Search code examples
pytorchdistributed-training

On batch size, epochs, and learning rate of DistributedDataParallel


I have read these threads [1] [2] [3] [4], and this article.
I think I got how batch size and epochs works with DDP, but I am not sure about the learning rate.

Let's say I have a dataset of 100 * 8 images. In a non-distributed scenario, I set the batch size to 8, so each epoch will do 100 gradient steps.

Now I am in a multi-node multi-gpu scenario, with 2 nodes and 4 GPUs (so world size is 8).
I understand that I need to pass batches of 8 / 8 = 1, because each update will aggregate the gradients from the 8 GPUs. In each worker, the data loader will load still 100 batches, but each of 1 sample. So the whole dataset is parsed exactly once per epoch.
I checked and everything seems like that.

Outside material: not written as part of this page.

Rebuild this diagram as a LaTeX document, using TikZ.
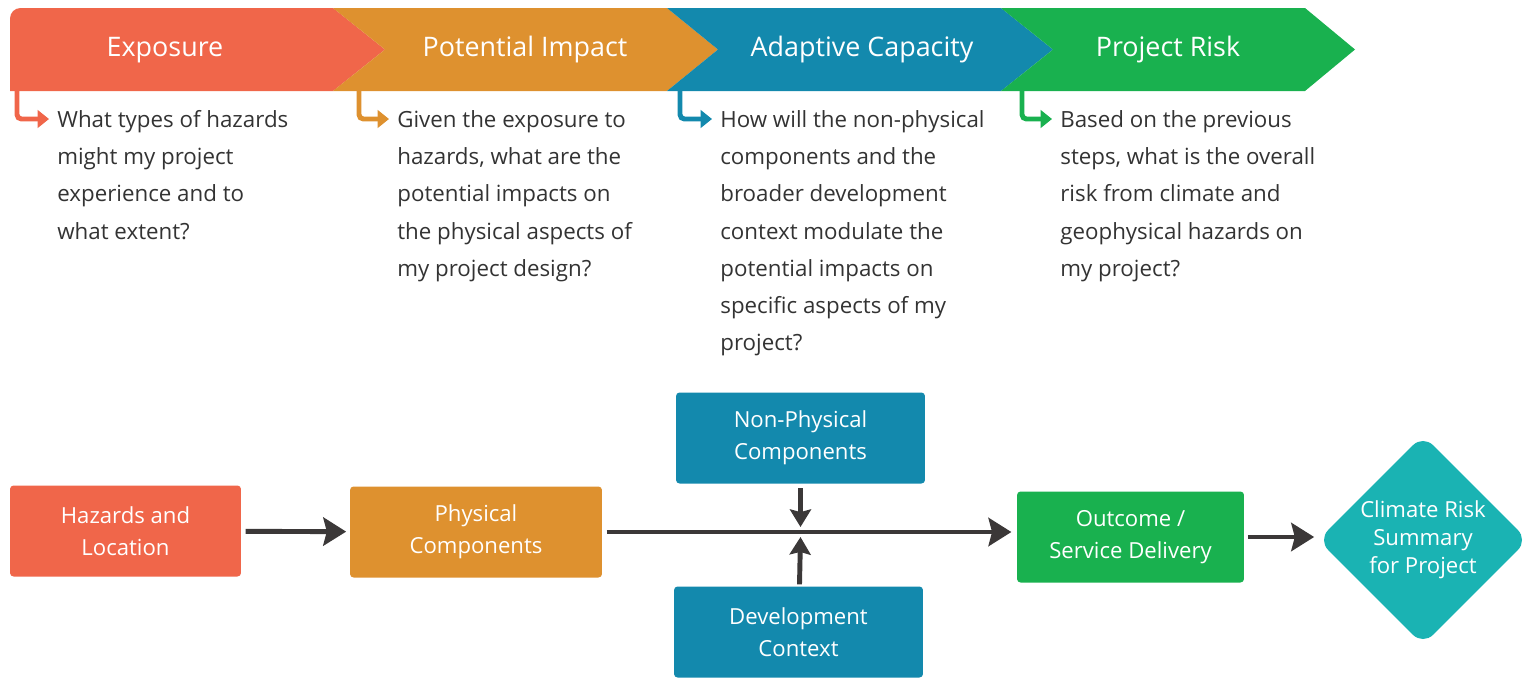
\documentclass[tikz,border=0pt]{standalone}
\usepackage{fontspec}
\setmainfont{Open Sans}
\usetikzlibrary{arrows.meta, positioning, shapes.geometric, calc}

\definecolor{expcol}{HTML}{F0664A}
\definecolor{impcol}{HTML}{DE912F}
\definecolor{adacol}{HTML}{1389AD}
\definecolor{riskcol}{HTML}{19B14F}
\definecolor{sumcol}{HTML}{1AB3B3}
\definecolor{arrowgray}{HTML}{3B3838}
\definecolor{textgray}{HTML}{333333}

\begin{document}
\begin{tikzpicture}[x=0.02cm, y=0.02cm,
        stage_title/.style={text=white, font=\fontsize{15.3}{18}\selectfont},
        question/.style={anchor=north west, align=left, inner sep=0pt, text=textgray,
            font=\fontsize{12.7}{21.2}\selectfont},
        flow_box/.style={rectangle, rounded corners=2pt, align=center, text=white,
            minimum height=1.82cm, font=\fontsize{12.6}{18.2}\selectfont},
        elbow/.style={line width=2.8pt, rounded corners=2.5pt, -{Triangle[length=6.5pt,width=10pt]}},
        flow/.style={line width=2.8pt, draw=arrowgray, -{Stealth[length=13pt,width=16pt,inset=2pt]}},
        flow_small/.style={line width=2.8pt, draw=arrowgray, -{Stealth[length=10pt,width=12pt,inset=1.5pt]}}]

    \useasboundingbox (0,0) rectangle (1528,-677);

    % Stage chevrons along the top
    \fill[expcol, rounded corners=6pt] (10,-91) -- (10,-8) -- (200,-8) [sharp corners] -- (333,-8) -- (385,-49.5) -- (333,-91) -- cycle;
    \fill[impcol] (333,-8) -- (667,-8) -- (718,-49.5) -- (667,-91) -- (333,-91) -- (385,-49.5) -- cycle;
    \fill[adacol] (667,-8) -- (1001,-8) -- (1053,-49.5) -- (1001,-91) -- (667,-91) -- (718,-49.5) -- cycle;
    \fill[riskcol] (1001,-8) -- (1305,-8) -- (1355,-49.5) -- (1305,-91) -- (1001,-91) -- (1053,-49.5) -- cycle;

    \node[stage_title] (exposure) at (165,-50) {Exposure};
    \node[stage_title] (impact) at (525,-50) {Potential Impact};
    \node[stage_title] (adaptive) at (862,-50) {Adaptive Capacity};
    \node[stage_title] (risk) at (1168,-50) {Project Risk};

    % Guiding questions under each stage
    \node[question] (q_exp) at (57,-110) {What types of hazards\\might my project\\experience and to\\what extent?};
    \node[question] (q_imp) at (397,-110) {Given the exposure to\\hazards, what are the\\potential impacts on\\the physical aspects of\\my project design?};
    \node[question] (q_ada) at (720,-110) {How will the non-physical\\components and the\\broader development\\context modulate the\\potential impacts on\\specific aspects of my\\project?};
    \node[question] (q_risk) at (1060,-110) {Based on the previous\\steps, what is the overall\\risk from climate and\\geophysical hazards on\\my project?};

    \coordinate (exp_tail) at (17,-91);
    \coordinate (imp_tail) at (359,-91);
    \coordinate (ada_tail) at (680,-91);
    \coordinate (risk_tail) at (1022,-91);

    \draw[elbow, expcol] (exp_tail) |- ($(q_exp.north west)+(-8,-9)$);
    \draw[elbow, impcol] (imp_tail) |- ($(q_imp.north west)+(-8,-9)$);
    \draw[elbow, adacol] (ada_tail) |- ($(q_ada.north west)+(-8,-9)$);
    \draw[elbow, riskcol] (risk_tail) |- ($(q_risk.north west)+(-8,-9)$);

    % Flow of the assessment
    \node[flow_box, fill=expcol, minimum width=4.62cm] (hazards) at (125.5,-531) {Hazards and\\Location};
    \node[flow_box, fill=impcol, minimum width=5.04cm] (physical) at (476,-532) {Physical\\Components};
    \node[flow_box, fill=adacol, minimum width=4.98cm] (nonphysical) at (800.5,-438) {Non-Physical\\Components};
    \node[flow_box, fill=adacol, minimum width=4.98cm] (context) at (798.5,-632) {Development\\Context};
    \node[flow_box, fill=riskcol, minimum width=4.54cm] (outcome) at (1130.5,-537) {Outcome /\\Service Delivery};
    \node[diamond, fill=sumcol, rounded corners=8pt, minimum width=4.2cm, minimum height=4.2cm, inner sep=0pt,
        align=center, text=white, font=\fontsize{12.6}{16}\selectfont] (summary) at (1423,-540) {Climate Risk\\Summary\\for Project};

    \coordinate (junction) at (nonphysical.south |- physical.east);

    \draw[flow, shorten <=2.5pt, shorten >=2pt] (hazards) -- (physical);
    \draw[flow, shorten <=2.5pt, shorten >=3pt] (physical.east) -- (physical.east -| outcome.west);
    \draw[flow_small, shorten <=2.5pt] (nonphysical) -- ($(junction)+(0,5)$);
    \draw[flow_small, shorten <=1pt] (context) -- ($(junction)+(0,-5)$);
    \draw[flow, shorten <=2pt, shorten >=2pt] (outcome.east) -- (outcome.east -| summary.west);
\end{tikzpicture}
\end{document}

But what about the learning rate? According to the official doc

When a model is trained on M nodes with batch=N, the gradient will be M times smaller when compared to the same model trained on a single node with batch=M*N if the loss is summed (NOT averaged as usual) across instances in a batch (because the gradients between different nodes are averaged). [...] But in most cases, you can just treat a DistributedDataParallel wrapped model, a DataParallel wrapped model and an ordinary model on a single GPU as the same (E.g. using the same learning rate for equivalent batch size).

I understand that the gradients are averaged, so if the loss is averaged over samples nothing changes, while if it is summer we need to account for that. But does 'nodes' refer to the total number of GPUs across all cluster nodes (world size) or just cluster nodes? In my example, would M be 2 or 8? Some posts in the threads I linked say that the gradient is divided 'by the number of GPUs'. How exactly is the gradient aggregated?


Solution

  • Please refer to the following discussion:

    https://github.com/PyTorchLightning/pytorch-lightning/discussions/3706

    "As far as I know, learning rate is scaled with the batch size so that the sample variance of the gradients is kept approx. constant.

    Since DDP averages the gradients from all the devices, I think the LR should be scaled in proportion to the effective batch size, namely, batch_size * num_accumulated_batches * num_gpus * num_nodes

    In this case, assuming batch_size=512, num_accumulated_batches=1, num_gpus=2 and num_noeds=1 the effective batch size is 1024, thus the LR should be scaled by sqrt(2), compared to a single gpus with effective batch size 512."